UK: Companies in the railway supply chain are largely confident that they can survive the coronavirus crisis as long as they gain visibility on future work by early autumn, according to the findings of a survey commissioned by the Rail Supply Group.
RSG said the survey undertaken by independent market research organisation Savanta ComRes had found that the ‘vast majority’ of companies had seen declines in revenue, demand and productivity. The visibility of the work pipeline is seen as vital for their short and long-term planning, while a lack of demand for their services and cash flow are seen as significant barriers to recovery.
Firms would like to see an acceleration of the publication of short and long-term work plans, detailing what will be happening and when as well as highlighting where plans have been altered as a result of the crisis.
The survey found companies support the continuation of the mechanisms that Network Rail has put in place to make payments quickly, and many want to see this replicated across the industry.
The survey attracted 442 online responses between April 30 and May 18, and 10 in-depth interviews were conducted with individuals representing organisations across the supply chain. It was supported by partners including the Civil Engineering Contractors Association, Network Rail, Rail Alliance, Rail Forum Midlands, the Railway Industry Association and RSSB.

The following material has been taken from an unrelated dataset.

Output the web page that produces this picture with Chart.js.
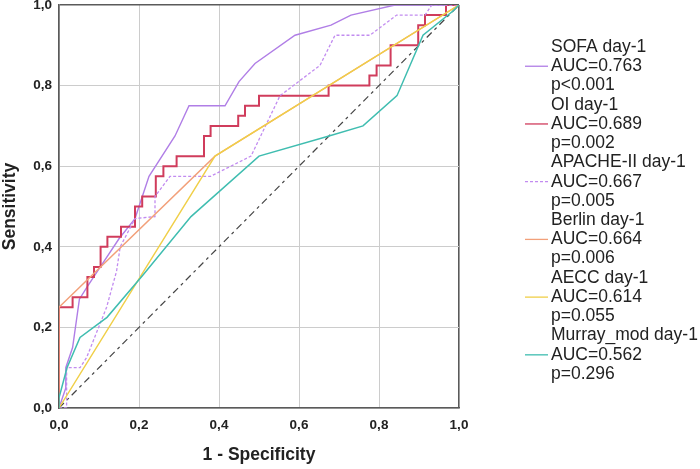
<!DOCTYPE html>
<html>
<head>
<meta charset="utf-8">
<script src="https://cdn.jsdelivr.net/npm/chart.js@4.4.0/dist/chart.umd.min.js"></script>
<style>
  html, body { margin: 0; padding: 0; background: #fff; }
  #wrap { width: 700px; height: 469px; }
</style>
</head>
<body>
<div id="wrap"><canvas id="roc" width="700" height="469"></canvas></div>
<script>
// ROC curves, values (1 - specificity / sensitivity)
const sofaFpr = [0, 0.017, 0.017, 0.034, 0.051, 0.07, 0.10, 0.15, 0.19, 0.225, 0.29, 0.325, 0.415, 0.45, 0.49, 0.59, 0.68, 0.73, 0.84, 1];
const sofaTpr = [0, 0.05, 0.10, 0.15, 0.27, 0.30, 0.345, 0.42, 0.47, 0.575, 0.675, 0.75, 0.75, 0.81, 0.855, 0.925, 0.95, 0.975, 1, 1];

const oiFpr = [0, 0, 0.034, 0.034, 0.071, 0.071, 0.0875, 0.0875, 0.104, 0.104, 0.121, 0.121, 0.155, 0.155, 0.19, 0.19, 0.208, 0.208, 0.242, 0.242, 0.261, 0.261, 0.294, 0.294, 0.3625, 0.3625, 0.379, 0.379, 0.448, 0.448, 0.465, 0.465, 0.50, 0.50, 0.674, 0.674, 0.776, 0.776, 0.794, 0.794, 0.829, 0.829, 0.898, 0.898, 0.915, 0.915, 0.9675, 0.9675, 1];
const oiTpr = [0, 0.25, 0.25, 0.275, 0.275, 0.325, 0.325, 0.35, 0.35, 0.40, 0.40, 0.425, 0.425, 0.45, 0.45, 0.50, 0.50, 0.525, 0.525, 0.575, 0.575, 0.60, 0.60, 0.625, 0.625, 0.675, 0.675, 0.70, 0.70, 0.725, 0.725, 0.75, 0.75, 0.775, 0.775, 0.80, 0.80, 0.825, 0.825, 0.85, 0.85, 0.90, 0.90, 0.95, 0.95, 0.975, 0.975, 1, 1];

const apacheFpr = [0, 0.019, 0.019, 0.0525, 0.069, 0.119, 0.144, 0.153, 0.19, 0.24, 0.24, 0.2775, 0.379, 0.48, 0.5525, 0.6525, 0.69, 0.7775, 0.844, 0.915, 0.932, 1];
const apacheTpr = [0, 0, 0.10, 0.10, 0.125, 0.25, 0.34, 0.40, 0.47, 0.475, 0.525, 0.575, 0.575, 0.625, 0.775, 0.85, 0.925, 0.925, 0.975, 0.975, 1, 1];

const berlinFpr = [0, 0, 0.39, 1];
const berlinTpr = [0, 0.25, 0.625, 1];

const aeccFpr = [0, 0.39, 1];
const aeccTpr = [0, 0.625, 1];

const murrayFpr = [0, 0, 0.02, 0.0525, 0.12, 0.21, 0.33, 0.50, 0.675, 0.76, 0.845, 0.91, 0.985, 1];
const murrayTpr = [0, 0.025, 0.10, 0.175, 0.225, 0.33, 0.475, 0.625, 0.675, 0.70, 0.775, 0.925, 0.985, 1];

const refFpr = [0, 1];
const refTpr = [0, 1];

const tickLabels = ['0,0', '0,2', '0,4', '0,6', '0,8', '1,0'];

const legendLabels = [
  ['SOFA day-1', 'AUC=0.763', 'p<0.001'],
  ['OI day-1', 'AUC=0.689', 'p=0.002'],
  ['APACHE-II day-1', 'AUC=0.667', 'p=0.005'],
  ['Berlin day-1', 'AUC=0.664', 'p=0.006'],
  ['AECC day-1', 'AUC=0.614', 'p=0.055'],
  ['Murray_mod day-1', 'AUC=0.562', 'p=0.296']
];

const FONT = "'Liberation Sans', Arial, sans-serif";

function pts(xs, ys) {
  return xs.map((x, i) => ({ x: x, y: ys[i] }));
}

function curve(label, xs, ys, color, width, dash, order) {
  return {
    label: label,
    data: pts(xs, ys),
    borderColor: color,
    backgroundColor: color,
    borderWidth: width,
    borderDash: dash,
    pointRadius: 0,
    tension: 0,
    fill: false,
    order: order
  };
}

const datasets = [
  curve(legendLabels[0][0], sofaFpr, sofaTpr, '#b07ee6', 1.4, [], 6),
  curve(legendLabels[1][0], oiFpr, oiTpr, '#d03c5c', 2, [], 5),
  curve(legendLabels[2][0], apacheFpr, apacheTpr, '#c28cf0', 1.3, [3, 2], 4),
  curve(legendLabels[3][0], berlinFpr, berlinTpr, '#f2a07a', 1.4, [], 3),
  curve(legendLabels[4][0], aeccFpr, aeccTpr, '#f0cf48', 1.4, [], 2),
  curve(legendLabels[5][0], murrayFpr, murrayTpr, '#3fbdb0', 1.5, [], 1),
  curve('reference', refFpr, refTpr, '#444444', 1.2, [7, 4, 3, 4], 7)
];

// legend drawn by hand: multi-line entries, sample line on the middle line
const rocLegend = {
  id: 'rocLegend',
  afterDraw(chart) {
    const ctx = chart.ctx;
    ctx.save();
    ctx.font = '17.5px ' + FONT;
    ctx.fillStyle = '#222';
    ctx.textBaseline = 'middle';
    ctx.textAlign = 'left';
    legendLabels.forEach((lines, i) => {
      const ds = chart.data.datasets[i];
      lines.forEach((txt, j) => {
        const y = 47 + (i * 3 + j) * 19.24;
        ctx.fillText(txt, 551, y);
        if (j === 1) {
          ctx.beginPath();
          ctx.strokeStyle = ds.borderColor;
          ctx.lineWidth = 1.3;
          ctx.setLineDash(ds.borderDash);
          ctx.moveTo(525, y);
          ctx.lineTo(548, y);
          ctx.stroke();
          ctx.setLineDash([]);
        }
      });
    });
    ctx.restore();
  }
};

function gridColor(c) {
  return Math.abs(c.tick.value - 1) < 1e-6 ? '#5a5a5a' : '#cccccc';
}
function gridWidth(c) {
  return Math.abs(c.tick.value - 1) < 1e-6 ? 1.6 : 1;
}

new Chart(document.getElementById('roc'), {
  type: 'line',
  data: { datasets: datasets },
  plugins: [rocLegend],
  options: {
    responsive: false,
    animation: false,
    layout: { padding: { top: 5, right: 241, left: 0, bottom: 0 } },
    plugins: {
      legend: { display: false },
      tooltip: { enabled: false }
    },
    scales: {
      x: {
        type: 'linear',
        min: 0, max: 1,
        grid: { color: gridColor, lineWidth: gridWidth, drawTicks: false },
        border: { color: '#5a5a5a', width: 1.6 },
        ticks: {
          stepSize: 0.2,
          padding: 9,
          color: '#222',
          font: { family: FONT, size: 13.5, weight: 'bold' },
          callback: (v, i) => tickLabels[i]
        },
        title: {
          display: true,
          text: '1 - Specificity',
          color: '#222',
          font: { family: FONT, size: 17.5, weight: 'bold' },
          padding: { top: 0, bottom: 3.5 }
        },
        afterFit(scale) {
          scale.height = 61;
          scale.paddingLeft = 0;
          scale.paddingRight = 0;
        }
      },
      y: {
        type: 'linear',
        min: 0, max: 1,
        grid: { color: gridColor, lineWidth: gridWidth, drawTicks: false },
        border: { color: '#5a5a5a', width: 1.6 },
        ticks: {
          stepSize: 0.2,
          padding: 7,
          color: '#222',
          font: { family: FONT, size: 13.5, weight: 'bold' },
          callback: (v, i) => tickLabels[i]
        },
        title: {
          display: true,
          text: 'Sensitivity',
          color: '#222',
          font: { family: FONT, size: 17.5, weight: 'bold' },
          padding: { top: 0, bottom: 0 }
        },
        afterFit(scale) {
          scale.width = 59;
          scale.paddingTop = 0;
          scale.paddingBottom = 0;
        }
      }
    }
  }
});
</script>
</body>
</html>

The results will be now by analysed by the coronavirus taskforce which was established by RSG at the invitation of the government to set out a path toward the ‘fullest, fastest and best’ recovery for the supply chain. The taskforce plans to publish its recommendations within the next few weeks.
‘Our research reaffirms the importance of a strong working relationship between the rail sector and government as detailed in the Rail Sector Deal’, said Philip Hoare, Chair of the Rail Supply Group and President of Atkins, on June 8. ‘Our industry champions are already mobilised and planning how we might accelerate our work to help the sector bounce back and continue its transformation.’